Our production facility is certified to ISO 9001:2015 quality standard, supporting our strong product offering, which is being continually developed by our in house design and toolmaking departments, helping us to maintain our position as the market leader in the sector. The products we manufacture, where applicable, are fully tested at FIRA and SATRA.
We operate from manufacturing and assembly building with 5000 sq. meter of manufacturing in the heart at Dhalwala ,Rishikesh and 4000 sq. meter at Sidcul , Haridwar industrial area in Uttrakhand. (India), Ideally placed to service our clients by road, rail and by air anywhere in the Country.
Corrugated Cardboard
After the trees are harvested, they are stripped of their limbs; only the trunks will be shipped by truck to a pulp mill. The largest packaging companies also own the mills where trees are converted to kraft paper. OAt the mill, the harvested tree trunks are subjected to the kraft process, also known as the sulfate process because of the chemicals used to break down wood chips into fibrous pulp. After pulping and other processing, the fibers are sent directly to the paper machine where they are formed, pressed, dried, and rolled into the wide, heavy rolls of kraft paper sent to corrugating plants to be made into cardboard.
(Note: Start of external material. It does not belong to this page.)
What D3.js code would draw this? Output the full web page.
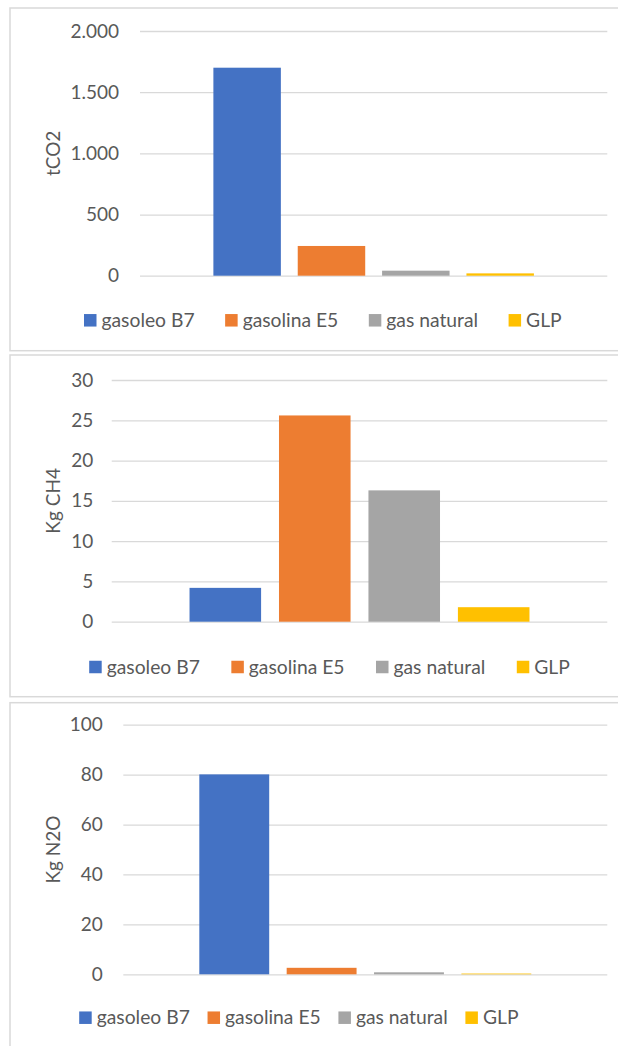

At the corrugating plant, only a few other raw materials are needed to make a finished box. Corn starch glue is used to bond the corrugated medium to the liner sheets. Because so much glue is used, rail cars or large tanker trucks deliver it as a dry powder that will be stored in huge silos at the corrugating plant until it is needed. Drawn from the silo, the dry corn starch is mixed with water and other chemicals and pumped into the corrugator to be spread on the corrugated medium as the layers of liner are added. Other raw materials are used to finish the corrugated cardboard after production. Waxes made from paraffin or vegetable oils can be applied to make a water- or grease-resistant container for food products. Brightly colored inks are also applied to create bold graphic designs for self-supporting displays featuring product name, information, and company name and logo. Teams of salespeople and designers work together to create the manufacturing and printing patterns, called dies, that are used to cut and print a specific box design. The dies are created in a pattern shop and transferred to the rotary die-cutting equipment and printers that finish the box blanks.
plastic bottles
The manufacture of plastic bottles takes place in stages. Typically, the plastic bottles used to hold potable water and other drinks are made from polyethylene terephthalate (PET), because the material is both strong and light. To understand the manufacturing process it’s helpful to first examine the composition of PET and how this affects plastic bottles.
Bottle Manufacturing.
The first stage in bottle manufacturing is stretch blow molding. The PET is heated and placed in a mold, where it assumes the shape of a long, thin tube. (The process by which the plastic is forced into the mold is called injection molding.)The tube of PET, now called a parison, is then transferred into a second, bottle-shaped mold. A thin steel rod, called a mandrel, is slid inside the parison where it fills the parison with highly pressurized air, and stretch blow molding begins: as a result of the pressurized air, heat and pressure, the parison is blown and stretched into the mold, assuming a bottle shape. To ensure that the bottom of the bottle retains a consistently flat shape, a separate component of plastic is simultaneously joined to the bottle during blow molding. The mold must be cooled relatively quickly, so that that the newly formed component is set properly. There are several cooling methods, both direct and indirect, that can effectively cool the mold and the plastic. Water can be coursed through pipes surrounding the mold, which indirectly cools the mold and plastic. Direct methods include using pressurized air or carbon dioxide directly on the mold and plastic. Once the bottle (or, in continuous manufacturing, bottles) has cooled and set, it is ready to be removed from the mold. If a continuous molding process has been used, the bottles will need to be separated by trimming the plastic in between them. If a non-continuous process has been used, sometimes excess plastic can seep through the mold during manufacturing and will require trimming. After removing the bottle from the mold and removing excess plastic, the bottles are ready for transportation.